Copy out all lines carrying the word "with".
--- Start of DATA ---
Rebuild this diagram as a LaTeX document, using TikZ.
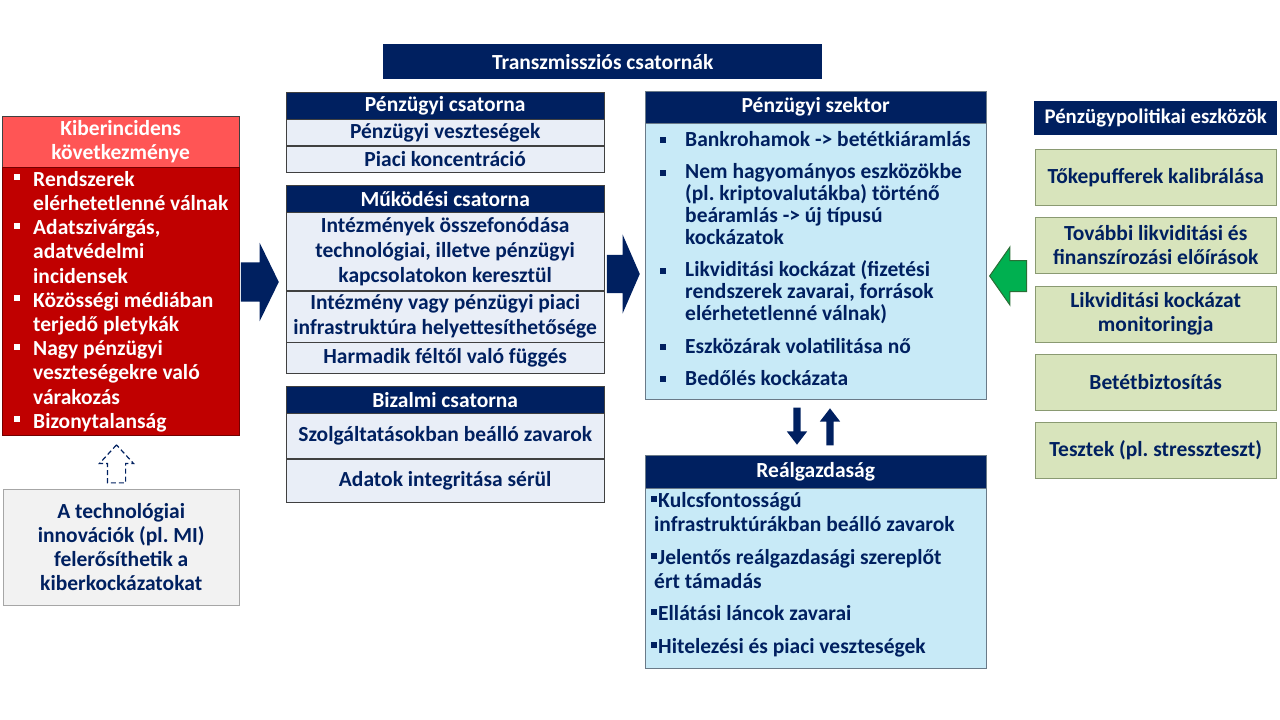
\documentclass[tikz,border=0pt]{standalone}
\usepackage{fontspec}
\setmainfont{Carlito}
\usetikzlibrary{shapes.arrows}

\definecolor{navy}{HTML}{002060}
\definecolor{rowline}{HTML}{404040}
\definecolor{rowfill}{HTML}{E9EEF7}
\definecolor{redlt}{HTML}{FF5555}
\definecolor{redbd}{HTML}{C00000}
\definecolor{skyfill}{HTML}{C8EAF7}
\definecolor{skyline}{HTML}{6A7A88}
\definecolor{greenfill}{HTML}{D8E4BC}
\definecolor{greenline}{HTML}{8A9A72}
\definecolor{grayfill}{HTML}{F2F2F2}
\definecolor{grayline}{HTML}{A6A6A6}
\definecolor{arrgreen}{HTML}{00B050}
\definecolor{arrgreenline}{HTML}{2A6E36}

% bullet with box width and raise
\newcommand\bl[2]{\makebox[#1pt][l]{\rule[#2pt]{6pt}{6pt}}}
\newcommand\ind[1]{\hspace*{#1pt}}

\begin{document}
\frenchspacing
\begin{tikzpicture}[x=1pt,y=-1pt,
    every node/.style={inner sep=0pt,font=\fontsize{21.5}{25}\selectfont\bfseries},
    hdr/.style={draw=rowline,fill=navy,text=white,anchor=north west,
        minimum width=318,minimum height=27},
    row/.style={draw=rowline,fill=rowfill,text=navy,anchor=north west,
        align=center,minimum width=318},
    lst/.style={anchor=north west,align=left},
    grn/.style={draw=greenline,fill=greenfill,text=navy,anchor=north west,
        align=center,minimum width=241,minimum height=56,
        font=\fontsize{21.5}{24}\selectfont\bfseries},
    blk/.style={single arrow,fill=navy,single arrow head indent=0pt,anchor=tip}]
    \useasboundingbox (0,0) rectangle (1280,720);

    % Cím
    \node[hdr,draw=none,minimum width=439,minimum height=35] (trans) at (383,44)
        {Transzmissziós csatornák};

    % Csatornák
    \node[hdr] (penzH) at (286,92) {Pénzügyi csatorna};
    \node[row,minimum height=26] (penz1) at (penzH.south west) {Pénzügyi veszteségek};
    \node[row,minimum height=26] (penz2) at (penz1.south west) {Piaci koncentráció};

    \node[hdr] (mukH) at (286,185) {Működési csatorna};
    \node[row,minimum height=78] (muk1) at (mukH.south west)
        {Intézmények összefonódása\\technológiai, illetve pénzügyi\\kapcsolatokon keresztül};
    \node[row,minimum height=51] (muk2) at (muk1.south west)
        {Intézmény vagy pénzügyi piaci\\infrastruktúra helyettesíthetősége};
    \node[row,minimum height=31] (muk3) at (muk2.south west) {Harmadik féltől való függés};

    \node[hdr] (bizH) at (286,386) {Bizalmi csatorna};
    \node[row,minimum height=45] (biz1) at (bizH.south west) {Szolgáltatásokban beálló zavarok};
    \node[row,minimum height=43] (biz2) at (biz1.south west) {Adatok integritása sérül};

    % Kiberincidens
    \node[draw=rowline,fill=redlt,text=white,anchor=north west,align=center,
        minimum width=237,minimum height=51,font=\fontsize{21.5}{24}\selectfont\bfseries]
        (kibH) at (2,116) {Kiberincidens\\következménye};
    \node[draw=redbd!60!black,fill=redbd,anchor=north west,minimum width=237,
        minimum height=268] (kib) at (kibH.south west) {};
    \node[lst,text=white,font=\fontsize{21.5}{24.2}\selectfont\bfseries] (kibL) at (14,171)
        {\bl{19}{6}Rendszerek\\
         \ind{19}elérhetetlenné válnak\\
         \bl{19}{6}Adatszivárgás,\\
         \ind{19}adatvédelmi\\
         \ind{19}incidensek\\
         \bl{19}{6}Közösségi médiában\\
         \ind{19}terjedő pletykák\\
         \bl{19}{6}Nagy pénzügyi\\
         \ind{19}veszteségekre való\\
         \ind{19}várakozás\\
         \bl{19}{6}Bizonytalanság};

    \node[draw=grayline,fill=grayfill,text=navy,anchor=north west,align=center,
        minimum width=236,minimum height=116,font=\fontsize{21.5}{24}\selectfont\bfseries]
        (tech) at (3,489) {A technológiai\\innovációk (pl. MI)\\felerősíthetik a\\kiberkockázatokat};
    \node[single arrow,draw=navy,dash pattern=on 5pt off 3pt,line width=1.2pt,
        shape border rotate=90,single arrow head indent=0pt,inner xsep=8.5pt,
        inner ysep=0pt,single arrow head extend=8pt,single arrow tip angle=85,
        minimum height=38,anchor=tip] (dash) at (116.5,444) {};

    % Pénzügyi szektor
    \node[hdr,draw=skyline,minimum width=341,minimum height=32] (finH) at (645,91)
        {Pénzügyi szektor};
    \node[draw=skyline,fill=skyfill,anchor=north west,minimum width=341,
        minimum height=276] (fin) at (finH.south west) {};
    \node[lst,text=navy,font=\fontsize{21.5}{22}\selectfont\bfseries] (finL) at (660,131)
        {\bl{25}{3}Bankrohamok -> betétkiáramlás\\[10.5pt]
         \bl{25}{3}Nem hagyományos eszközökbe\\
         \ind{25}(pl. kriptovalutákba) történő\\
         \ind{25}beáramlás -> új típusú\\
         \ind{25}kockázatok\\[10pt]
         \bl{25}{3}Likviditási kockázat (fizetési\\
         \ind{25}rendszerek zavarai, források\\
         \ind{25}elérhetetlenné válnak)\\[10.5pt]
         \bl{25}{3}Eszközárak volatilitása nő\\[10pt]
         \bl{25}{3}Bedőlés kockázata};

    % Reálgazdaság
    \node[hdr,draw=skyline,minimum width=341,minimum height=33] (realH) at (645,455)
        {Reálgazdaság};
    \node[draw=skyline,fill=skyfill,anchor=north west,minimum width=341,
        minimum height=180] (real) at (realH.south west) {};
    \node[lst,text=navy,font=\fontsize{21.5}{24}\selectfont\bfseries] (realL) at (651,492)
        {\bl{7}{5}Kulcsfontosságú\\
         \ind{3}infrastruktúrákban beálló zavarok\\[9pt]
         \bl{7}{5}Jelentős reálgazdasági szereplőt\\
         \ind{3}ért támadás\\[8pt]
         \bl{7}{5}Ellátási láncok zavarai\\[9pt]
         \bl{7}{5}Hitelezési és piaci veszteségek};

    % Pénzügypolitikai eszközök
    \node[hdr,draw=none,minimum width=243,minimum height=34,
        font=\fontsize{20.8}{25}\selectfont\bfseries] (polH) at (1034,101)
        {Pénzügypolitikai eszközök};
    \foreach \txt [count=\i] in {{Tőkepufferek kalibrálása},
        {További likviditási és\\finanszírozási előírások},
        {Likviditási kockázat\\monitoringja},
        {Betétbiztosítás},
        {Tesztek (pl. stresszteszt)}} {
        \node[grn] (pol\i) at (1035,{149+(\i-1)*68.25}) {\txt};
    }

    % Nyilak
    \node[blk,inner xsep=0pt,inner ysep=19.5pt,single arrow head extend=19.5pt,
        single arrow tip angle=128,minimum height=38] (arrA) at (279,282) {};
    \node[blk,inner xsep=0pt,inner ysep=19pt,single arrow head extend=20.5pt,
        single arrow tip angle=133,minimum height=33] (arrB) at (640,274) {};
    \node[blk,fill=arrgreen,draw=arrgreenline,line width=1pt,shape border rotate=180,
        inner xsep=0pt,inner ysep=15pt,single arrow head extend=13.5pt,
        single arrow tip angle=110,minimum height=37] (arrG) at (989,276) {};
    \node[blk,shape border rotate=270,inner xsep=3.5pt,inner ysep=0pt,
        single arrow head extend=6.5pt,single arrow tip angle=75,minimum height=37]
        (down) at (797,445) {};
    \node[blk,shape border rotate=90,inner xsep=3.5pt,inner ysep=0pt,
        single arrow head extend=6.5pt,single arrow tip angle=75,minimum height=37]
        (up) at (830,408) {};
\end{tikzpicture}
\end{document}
--- End of DATA ---
--- Start of DATA ---
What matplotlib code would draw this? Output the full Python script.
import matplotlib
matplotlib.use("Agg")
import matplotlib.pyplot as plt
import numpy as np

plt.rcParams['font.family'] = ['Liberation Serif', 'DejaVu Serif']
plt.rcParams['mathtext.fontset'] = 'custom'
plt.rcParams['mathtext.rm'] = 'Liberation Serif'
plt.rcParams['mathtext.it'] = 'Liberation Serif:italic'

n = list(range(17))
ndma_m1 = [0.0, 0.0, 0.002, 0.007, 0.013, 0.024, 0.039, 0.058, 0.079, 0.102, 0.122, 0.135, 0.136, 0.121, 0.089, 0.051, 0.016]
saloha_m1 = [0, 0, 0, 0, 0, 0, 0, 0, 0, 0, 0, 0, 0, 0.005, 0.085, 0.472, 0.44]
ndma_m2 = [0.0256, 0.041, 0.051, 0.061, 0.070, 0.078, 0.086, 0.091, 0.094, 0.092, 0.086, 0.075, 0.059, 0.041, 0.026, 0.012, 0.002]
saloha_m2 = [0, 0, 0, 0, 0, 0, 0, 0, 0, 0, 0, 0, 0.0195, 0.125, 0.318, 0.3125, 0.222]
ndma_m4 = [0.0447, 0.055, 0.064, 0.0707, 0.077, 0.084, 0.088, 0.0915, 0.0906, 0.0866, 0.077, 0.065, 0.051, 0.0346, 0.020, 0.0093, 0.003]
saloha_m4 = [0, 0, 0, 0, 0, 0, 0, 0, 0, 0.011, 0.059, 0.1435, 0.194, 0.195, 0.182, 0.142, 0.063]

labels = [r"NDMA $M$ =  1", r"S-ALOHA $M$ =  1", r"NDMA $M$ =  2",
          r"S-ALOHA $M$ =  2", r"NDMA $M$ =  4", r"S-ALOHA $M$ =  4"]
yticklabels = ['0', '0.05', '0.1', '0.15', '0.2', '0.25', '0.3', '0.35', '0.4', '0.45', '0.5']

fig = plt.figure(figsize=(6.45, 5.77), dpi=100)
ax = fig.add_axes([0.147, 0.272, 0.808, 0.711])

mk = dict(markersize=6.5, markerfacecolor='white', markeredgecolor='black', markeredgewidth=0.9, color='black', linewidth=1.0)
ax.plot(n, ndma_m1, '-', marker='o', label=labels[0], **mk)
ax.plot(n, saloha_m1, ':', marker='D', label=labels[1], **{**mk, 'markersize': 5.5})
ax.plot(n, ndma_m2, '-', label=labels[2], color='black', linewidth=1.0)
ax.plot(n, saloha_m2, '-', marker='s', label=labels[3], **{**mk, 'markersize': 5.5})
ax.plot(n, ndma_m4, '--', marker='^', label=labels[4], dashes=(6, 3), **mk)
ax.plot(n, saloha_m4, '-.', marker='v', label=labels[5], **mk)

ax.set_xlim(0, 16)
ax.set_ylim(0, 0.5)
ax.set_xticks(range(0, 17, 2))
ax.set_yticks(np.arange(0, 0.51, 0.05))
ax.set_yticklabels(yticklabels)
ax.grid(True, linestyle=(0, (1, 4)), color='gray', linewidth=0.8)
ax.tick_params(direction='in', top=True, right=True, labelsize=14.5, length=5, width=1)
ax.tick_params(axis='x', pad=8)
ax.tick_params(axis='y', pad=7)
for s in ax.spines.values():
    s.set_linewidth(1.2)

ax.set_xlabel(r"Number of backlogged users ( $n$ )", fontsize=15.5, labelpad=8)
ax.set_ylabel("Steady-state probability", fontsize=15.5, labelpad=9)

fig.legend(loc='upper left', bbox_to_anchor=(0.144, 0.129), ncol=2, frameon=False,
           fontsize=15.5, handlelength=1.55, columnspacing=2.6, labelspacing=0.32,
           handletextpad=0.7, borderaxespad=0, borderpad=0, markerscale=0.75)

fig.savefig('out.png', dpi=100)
--- End of DATA ---
--- Start of DATA ---
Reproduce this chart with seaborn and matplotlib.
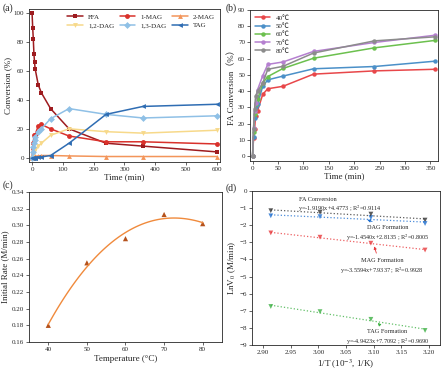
--- End of DATA ---
TASK OUTPUT
% bullet with box width and raise
Reproduce this chart with seaborn and matplotlib.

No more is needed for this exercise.